Комары и в самом деле уже нашли их. Не один-два, а целая легкая, злая, звенящая рать поднималась из осоки и папоротника. За комарами явились слепни — крупные, тупые, наглые, с зелеными глазами, похожие на маленькие бронированные самолеты. Они кружили над горячим капотом, садились на руки, на шею, на тельняшку, и Хромов, чтобы не слушать Дока, принялся с видимым удовольствием избивать их замасленной ветошью.
— Твари двукрылые, нет на вас торпеды! — приговаривал он, хлопая по капоту, по рукаву, по собственной шее. — Вот бы одну учебную — и по вашему гнездовью.
Док наблюдал за ним с философским превосходством.
— Паша, ты жесток.
— Я справедлив.
— Слепень тоже Божья тварь.
— Пусть будет Божьей тварью в другом квадрате.
Санька засмеялся. Смех у него вышел короткий, непривычный, будто он давно не пользовался этим местом в груди и теперь не сразу вспомнил, как надо. Хромов услышал, но не повернулся. Только сказал:
— Чего скалишься? Жуй давай. Ребенок должен есть, пока дают. Потом жизнь пойдет — будешь вспоминать докторскую колбасу как праздник.
Санька взял хлеб с толстым ломтем колбасы и послушно стал жевать. Колбаса была теплая, даже немного липкая, но вкусная. Может, потому что после дороги всякая еда становилась настоящей. Может, потому что рядом был ручей, лес, брезент, взрослые, и пока они ели вместе, мир еще не распался окончательно на свое горе, чужие приказы и неизвестный интернат впереди.
После обеда Хромов достал из кабины монтировку, положил ее рядом на брезент и сказал:
— Я кимарить буду. Санька, поглядывай, чтоб из леса медведь не вышел и запаску не спер.
— Медведь запаску не потащит, — сказал Док. — Она ему без надобности.
— Ты у него завхозом был?
— Я врач.
— Вот врачом и лежи.
Они скинули тяжелые флотские ватники, остались в тельняшках. Тельняшки были не парадные, не киношные, а настоящие: растянутые, вытертые, с пятнами пота и масла, с заштопанными местами, пахнущие лодочным отсеком, табаком, металлом, машинной гарью и той мужской теснотой, в которой люди годами живут плечом к плечу, ругаются, спасают друг друга, молчат о главном и потом, когда расходятся, все равно остаются связанными невидимой переборкой.

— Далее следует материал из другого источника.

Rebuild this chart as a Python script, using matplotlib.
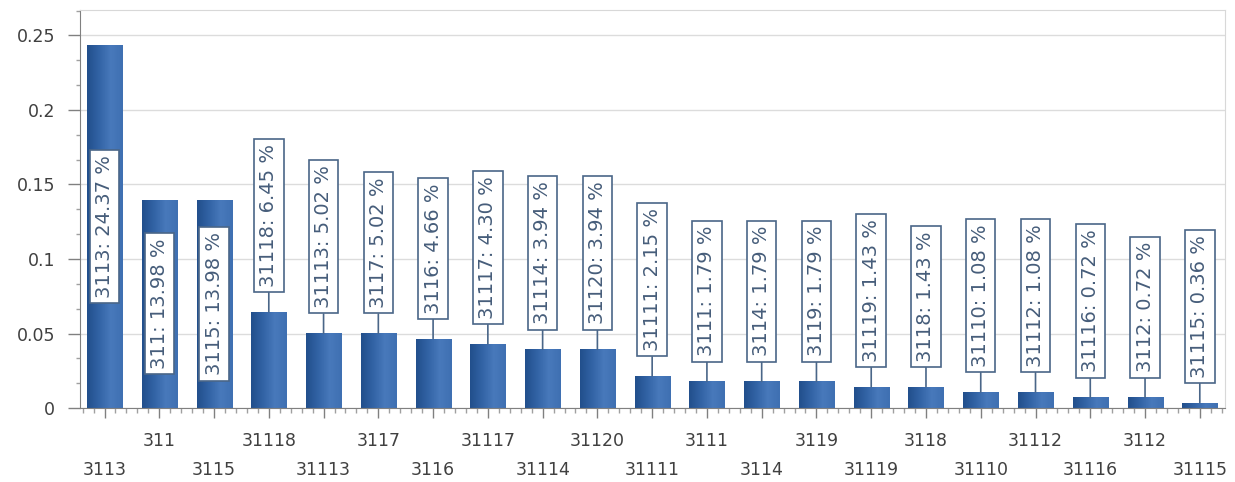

Док еще немного ворчал про пагубу северного климата, про начальство, про несбывшуюся кафедру и тройничный нерв, потом голос его ослаб, размазался, и он уснул. Хромов выключился сразу, резко, по-флотски: только что сидел, прищуривался, хлопал слепней — и вот уже спит, положив ладонь неподалеку от монтировки. Даже во сне он не выглядел беспомощным. Он был похож на человека, который отдыхает, но не сдает поста.
Наступила полуденная тишина.
Однако в лесу тишина никогда не бывает пустой. В ней щелкал остывающий двигатель. В ней мягко картавил ручей из ржавой трубы. В ней звенел комар. В ней где-то далеко стучал дятел, будто кто-то крошечным молотком чинил лес изнутри. Под мхом шла своя тайная работа: ползли жуки, тлели старые иглы, корни пили воду, грибы раздвигали землю своими белыми невидимыми пальцами. Все это не нарушало покоя, а делало его глубже. Так бывает только на Севере: чем внимательнее слушаешь, тем яснее слышишь, что мир живет без тебя, жил до тебя и будет жить после.